Mikki Stevens slips into a floral muumuu and carefully plasters on too much makeup. She is ready to perform in a parade with three dozen other women in her northern Idaho dance troupe, the Red Hot Mamas.
Pushing shopping carts—sometimes walkers—and dancing with mops or pink flamingo inner tubes nestled on their hips, the women flaunt their flamboyant outfits and flash radiant smiles.
They laugh as much as spectators do along parade routes throughout the Northwest. They have performed for two presidential inaugurations, three Macy’s Thanksgiving Day parades, college football bowl games and television shows.
“Our latest fun was doing a precision marching routine with silver mops to the song ‘76 Trombones,’” says Mikki, 70, president and choreographer for the Red Hot Mamas.
Mikki devotes her time to the troupe after she gets off work teaching public speaking at North Idaho College.
Based in Coeur d’Alene, the Mamas launch their spring parade season May 18, performing at the Lilac Armed Forces Torchlight Parade in Spokane, Washington.

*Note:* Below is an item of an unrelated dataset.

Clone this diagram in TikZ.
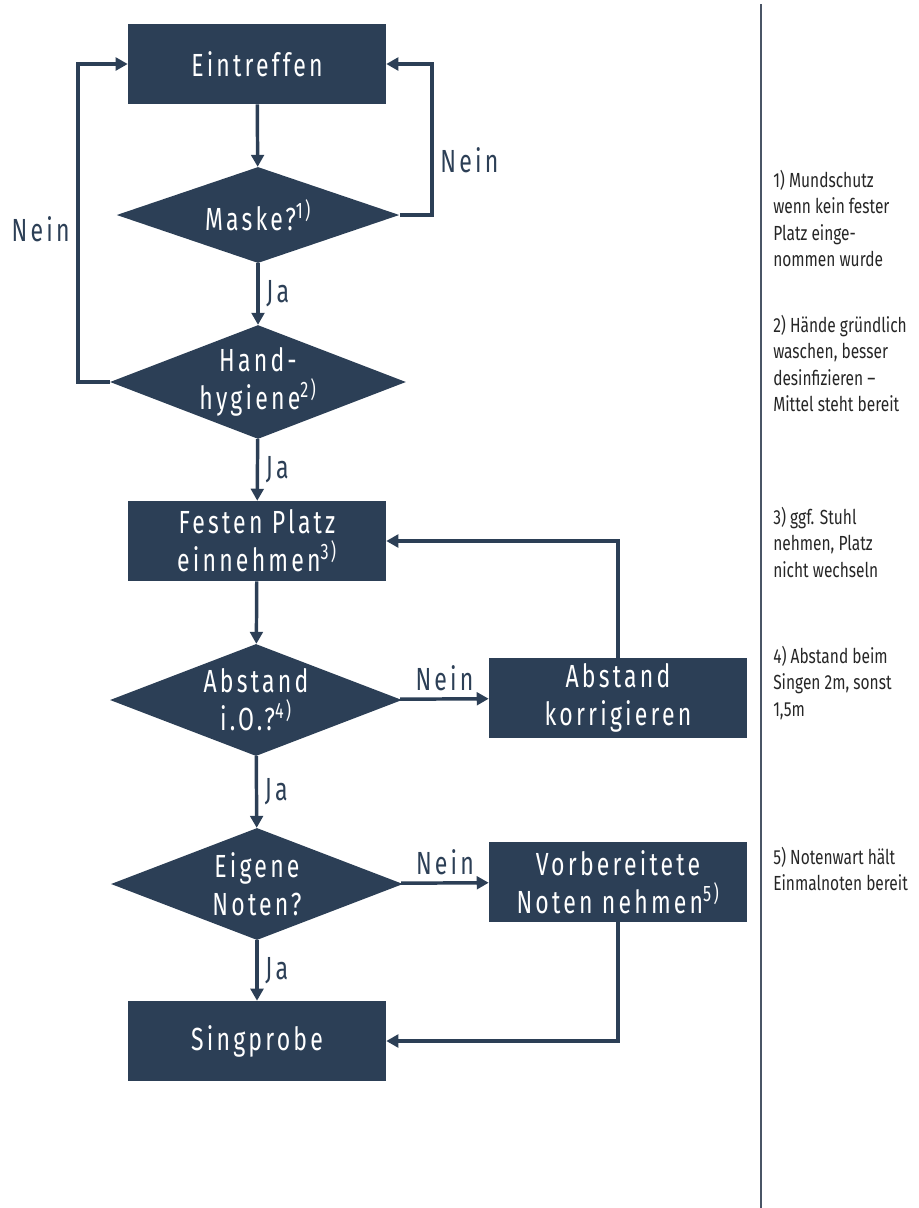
\documentclass[tikz,border=0pt]{standalone}
\usepackage{fontspec}
\setmainfont{Fira Sans}[FakeStretch=0.76]
\newfontfamily\boxfont{Fira Sans}[FakeStretch=0.72, LetterSpace=10]
\usetikzlibrary{shapes.geometric, arrows.meta}
\definecolor{slate}{HTML}{2C3F56}
\definecolor{divider}{HTML}{4A5566}
\tikzset{
  process/.style={
    fill=slate, text=white,
    minimum width=193.5pt, minimum height=60pt, inner sep=0pt,
    font=\boxfont\fontsize{24}{28.5}\selectfont, align=center
  },
  decision/.style={
    diamond, aspect=2.6, fill=slate, text=white, inner sep=0pt,
    minimum width=219pt, minimum height=84pt,
    font=\boxfont\fontsize{24}{28.5}\selectfont, align=center
  },
  flow/.style={draw=slate, line width=2.6pt, -{Triangle[length=9pt, width=9.5pt]}},
  answer/.style={font=\boxfont\fontsize{24}{28}\selectfont, text=slate, inner sep=5pt},
  remark/.style={
    anchor=north west, inner sep=0pt, align=left, text=black!85,
    font=\fontsize{15.3}{19.8}\selectfont
  },
}

\begin{document}
\begin{tikzpicture}[x=0.75pt, y=-0.75pt]
  \useasboundingbox (0,0) rectangle (919,1208);

  % flow chart
  \node[process]  (arrive)    at (257,64)   {Eintreffen};
  \node[decision, minimum width=212pt, minimum height=72pt]
                  (mask)      at (258,215)  {Maske?\textsuperscript{1)}};
  \node[decision] (hygiene)   at (258,382)  {Hand-\\hygiene\textsuperscript{2)}};
  \node[process]  (seat)      at (257,541)  {Festen Platz\\einnehmen\textsuperscript{3)}};
  \node[decision] (distance)  at (256,700)  {Abstand\\i.O.?\textsuperscript{4)}};
  \node[process]  (fixdist)   at (618,698)  {Abstand\\korrigieren};
  \node[decision] (ownnotes)  at (257,884)  {Eigene\\Noten?};
  \node[process]  (prepared)  at (618,882)  {Vorbereitete\\Noten nehmen\textsuperscript{5)}};
  \node[process]  (rehearsal) at (257,1041) {Singprobe};

  \coordinate (maskturn) at (432,64);
  \coordinate (hygturn)  at (78,64);

  \draw[flow] (arrive) -- (mask);
  \draw[flow] (mask) -- node[answer, right] {Ja} (hygiene);
  \draw[flow] (mask.east) -| node[answer, right, pos=0.68] {Nein} (maskturn) -- (arrive.east);
  \draw[flow] (hygiene.west) -| node[answer, left, pos=0.74] {Nein} (hygturn) -- (arrive.west);
  \draw[flow] (hygiene) -- node[answer, right] {Ja} (seat);
  \draw[flow] (seat) -- (distance);
  \draw[flow] (distance) -- node[answer, above] {Nein} (fixdist);
  \draw[flow] (fixdist.north) |- (seat.east);
  \draw[flow] (distance) -- node[answer, right] {Ja} (ownnotes);
  \draw[flow] (ownnotes) -- node[answer, above] {Nein} (prepared);
  \draw[flow] (ownnotes) -- node[answer, right] {Ja} (rehearsal);
  \draw[flow] (prepared.south) |- (rehearsal.east);

  % notes column
  \draw[divider, line width=1.1pt] (761,4) -- (761,1208);
  \node[remark] (note1) at (773,170) {1) Mundschutz\\wenn kein fester\\Platz einge-\\nommen wurde};
  \node[remark] (note2) at (773,315) {2) Hände gründlich\\waschen, besser\\desinfizieren –\\Mittel steht bereit};
  \node[remark] (note3) at (773,507) {3) ggf. Stuhl\\nehmen, Platz\\nicht wechseln};
  \node[remark] (note4) at (773,646) {4) Abstand beim\\Singen 2m, sonst\\1,5m};
  \node[remark] (note5) at (773,847) {5) Notenwart hält\\Einmalnoten bereit};
\end{tikzpicture}
\end{document}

“Our surprises for this year might be vacuum cleaners or chopper walkers, sort of like a motorcycle chopper only done on walkers,” Mikki says. “We’ll attach handlebars, tailpipes, motorcycle accessories and costume our traditional muumuus with a motorcycle theme.”
Besides dancing down a parade route, the Mamas provide motivational speakers and perform at fundraisers, assisted living centers, churches and “for anyone who won’t call the cops,” Mikki says.
“We’re zany entertainers and opposition overcomers,” she adds.
Seeing onlookers’ expressions and hearing them laugh, the Mamas know they have achieved their trademarked mission: “Dedicated to exploitation of merriment and enhancement of the ridiculous.”
The troupe’s performance director, Deborah Miranda, 47, says she strives to make eye contact with her audience.
“It’s hard to describe the looks on people’s faces when they see us coming down the street,” she says. “Our amazing costumes, choreography and the crazy music just puts us off the charts. When you see people’s faces light up, you can change their lives for just one little moment. I love, love, love it.”
Deborah, operations manager of Northwest Tile and Floors in Coeur d’Alene, says she became a Mama in 2014 because she wanted to perform in the Macy’s Thanksgiving Day Parade.
As they dance, it is hard to tell who enjoys it more—spectators or the Mamas who connect with their audience.
“Laughter, happy tears, heartfelt joy—those are the things the audiences get from us, but those are the very same things we get from our audiences,” says Karen Welts, 74, a Mama for 22 years.
Karen joined the Mamas in 1997 after retiring as a commercial insurance agent and seeing the women in a Memorial Day parade.
A Nagging Question
Mikki launched the nonprofit troupe in 1991 after she and her husband, Dennis, moved back to their hometown of Coeur d’Alene. Facing her 40s, a timeless question nagged at her.
Is that all there is?
They had lived throughout the West and Alaska. Dennis worked in restaurants and construction. Mikki was a dancer, fitness trainer, body builder, actress and voice animator of several roles, including the teenage Pebbles, the famed Flintstones’ daughter.
To answer her question, Mikki says she envisioned a humorous entertainment and community service ensemble—one where women could “play dress up,” she says. “Dance. Sing. Hug. Wear too much makeup and too many rhinestones. Resurrect dreams. Explore gifts and talents barely imagined. Change the world by spreading hope, humor, light and joy.”
She placed an ad in a local newspaper, inviting women to embrace her vision and perform in a Fourth of July parade. Forty like-minded ladies auditioned, and the Red Hot Mamas came to life.
Ranging in age from 18 to 90, the Mamas have survived life challenges of cancer, joint replacements and loss of loves ones—yet they still manage to smile.
Mikki lives with cancer—a constant reminder to herself to live intensely every day. She attributes her energy and creativity to her spiritual beliefs.
“God’s love walked me through deep depression and cancer,” she says of her incurable follicular lymphoma. “Once you have it, you always have it. Treatments can knock it back. Oncologists don’t call it remission but say, ‘Watch and wait,’ which is good.”
Not all Mamas live in northern Idaho. Long-distance members watch a video, practice, then meet at an event.
“We had a group from Texas dance with us,” Mikki says. “The girls choose which events they want to perform in and commit to those rehearsals. We’ve taken close to 80 Mamas to the two presidential inaugurations.”
They rehearse twice a week at donated parking lots and a dance studio at Spokane Valley Jazzercise. Monthly membership costs $20. The annual costume fee ranges from $100 to $150.
Mikki emphasizes the Mamas’ main purpose is community service.
“Every month, we perform for a fund-raiser or help an individual,” she says. “The big shows are dazzling and bring smiles of joy to countless people, but our steadfast underlying mission is the boots-on-the-ground service to help others.”